Directed by and starring Woody Allen (“Annie Hall”, “Manhattan”), “Bananas” is a somewhat amusing comedy that is clearly supposed to be a satire on the revolution in Cuba that saw Fidel Castro come into power.
A bumbling New Yorker by the name of Fielding Mellish (Allen) gets a new activist girlfriend (Louise Lasser “Requiem For A Dream”). It isn’t long before they breakup and so Mellish travels to a tiny fictional Latin America country and finds himself joining its latest revolution. As the film goes on, it of course gets crazier and crazier and as a result, becomes less and less funny.
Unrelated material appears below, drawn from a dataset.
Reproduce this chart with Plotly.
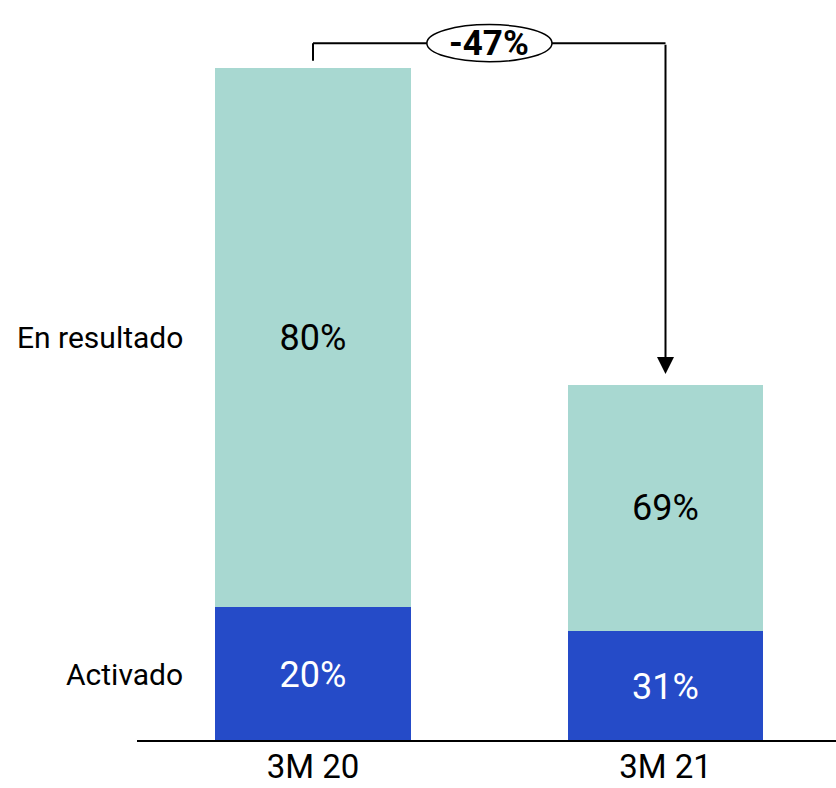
import plotly.graph_objects as go

categories = ["3M 20", "3M 21"]
activado = [20.0, 16.4]
en_resultado = [80.0, 36.6]
activado_labels = ["20%", "31%"]
resultado_labels = ["80%", "69%"]
series_names = ["Activado", "En resultado"]
change_label = "-47%"

TEAL = "#A8D8D1"
BLUE = "#254BC8"
FONT = "Roboto"

x = [0, 1]
totals = [a + r for a, r in zip(activado, en_resultado)]
XR = [-0.4993, 1.4837]

fig = go.Figure()
fig.add_trace(go.Bar(
    x=x, y=activado, name=series_names[0], marker=dict(color=BLUE, line=dict(width=0)),
    width=0.556, text=activado_labels, textposition="inside", insidetextanchor="middle",
    textfont=dict(color="white", size=36, family=FONT), hoverinfo="skip", textangle=0,
))
fig.add_trace(go.Bar(
    x=x, y=en_resultado, name=series_names[1], marker=dict(color=TEAL, line=dict(width=0)),
    width=0.556, text=resultado_labels, textposition="inside", insidetextanchor="middle",
    textfont=dict(color="black", size=36, family=FONT), hoverinfo="skip", textangle=0,
))

# left series labels
fig.add_annotation(x=-0.363, y=activado[0] / 2, xref="x", yref="y", text=series_names[0],
                   showarrow=False, xanchor="right", yanchor="middle",
                   font=dict(size=30, color="black", family=FONT))
fig.add_annotation(x=-0.363, y=activado[0] + en_resultado[0] / 2, xref="x", yref="y",
                   text=series_names[1], showarrow=False, xanchor="right", yanchor="middle",
                   font=dict(size=30, color="black", family=FONT))

# bracket connector
bracket_y = totals[0] + 3.7
lw = 2
fig.add_shape(type="line", xref="x", yref="y", x0=x[0], x1=x[0], y0=totals[0] + 1.1, y1=bracket_y,
              line=dict(color="black", width=lw))
fig.add_shape(type="line", xref="x", yref="y", x0=x[0], x1=x[1], y0=bracket_y, y1=bracket_y,
              line=dict(color="black", width=lw))
fig.add_annotation(x=x[1], y=totals[1] + 1.6, ax=x[1], ay=bracket_y, xref="x", yref="y",
                   axref="x", ayref="y", showarrow=True, arrowhead=2, arrowsize=1.7,
                   arrowwidth=lw, arrowcolor="black", text="")
fig.add_shape(type="circle", xref="x", yref="y", x0=0.323, x1=0.678,
              y0=bracket_y - 2.75, y1=bracket_y + 2.75,
              line=dict(color="black", width=1.5), fillcolor="white", layer="above")
fig.add_annotation(x=(x[0] + x[1]) / 2, y=bracket_y, xref="x", yref="y",
                   text="<b>" + change_label + "</b>",
                   showarrow=False, font=dict(size=35, color="black", family=FONT),
                   xanchor="center", yanchor="middle")

fig.update_layout(
    barmode="stack",
    width=836, height=788,
    margin=dict(l=137, r=0, t=0, b=46, pad=0),
    plot_bgcolor="white", paper_bgcolor="white",
    showlegend=False,
    font=dict(family=FONT, color="black"),
    xaxis=dict(range=XR, tickmode="array", tickvals=x, ticktext=categories,
               showgrid=False, zeroline=False, showline=False, ticks="",
               ticklabelstandoff=2, automargin=False,
               tickfont=dict(size=33, family=FONT, color="black")),
    yaxis=dict(range=[0, 110.1], visible=False, showgrid=False, zeroline=False,
               automargin=False),
)
fig.add_shape(type="line", xref="x", yref="y", x0=XR[0], x1=XR[1], y0=0, y1=0,
              line=dict(color="black", width=4), layer="above")

fig.write_html("out.html")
Woody Allen is of course the master of creating pitiful individuals that inhabit that real world in his best films such as “Annie Hall” and “Scenes From A Mall” but here, much like in “Sleeper”, he’s placed into a larger-than-life situation and it just isn’t as funny. If you watch his performances in movies such as “Sleeper” and compare them to those in his films such as “Manhattan”, you can see he tries too hard to be funny in the former. Louise Lasser isn’t particularly funny as the girlfriend. Watch out for an appearance by a young Sylvester Stallone (“Rocky”).
There are some genuinely funny scenes in this movie and there are times when it is clear that a lot of passion and energy has gone into it but I never really felt like I was enjoying it all that much. The movie is a lot like Allen’s “Take The Money And Run” in that it seems to pitch itself just a little too far outside of reality for it to work. I’m sure plenty of people will enjoy “Bananas” but it just wasn’t quite the movie for me; maybe I’m just wanting too much from a Woody Allen movie after seeing what he is capable of.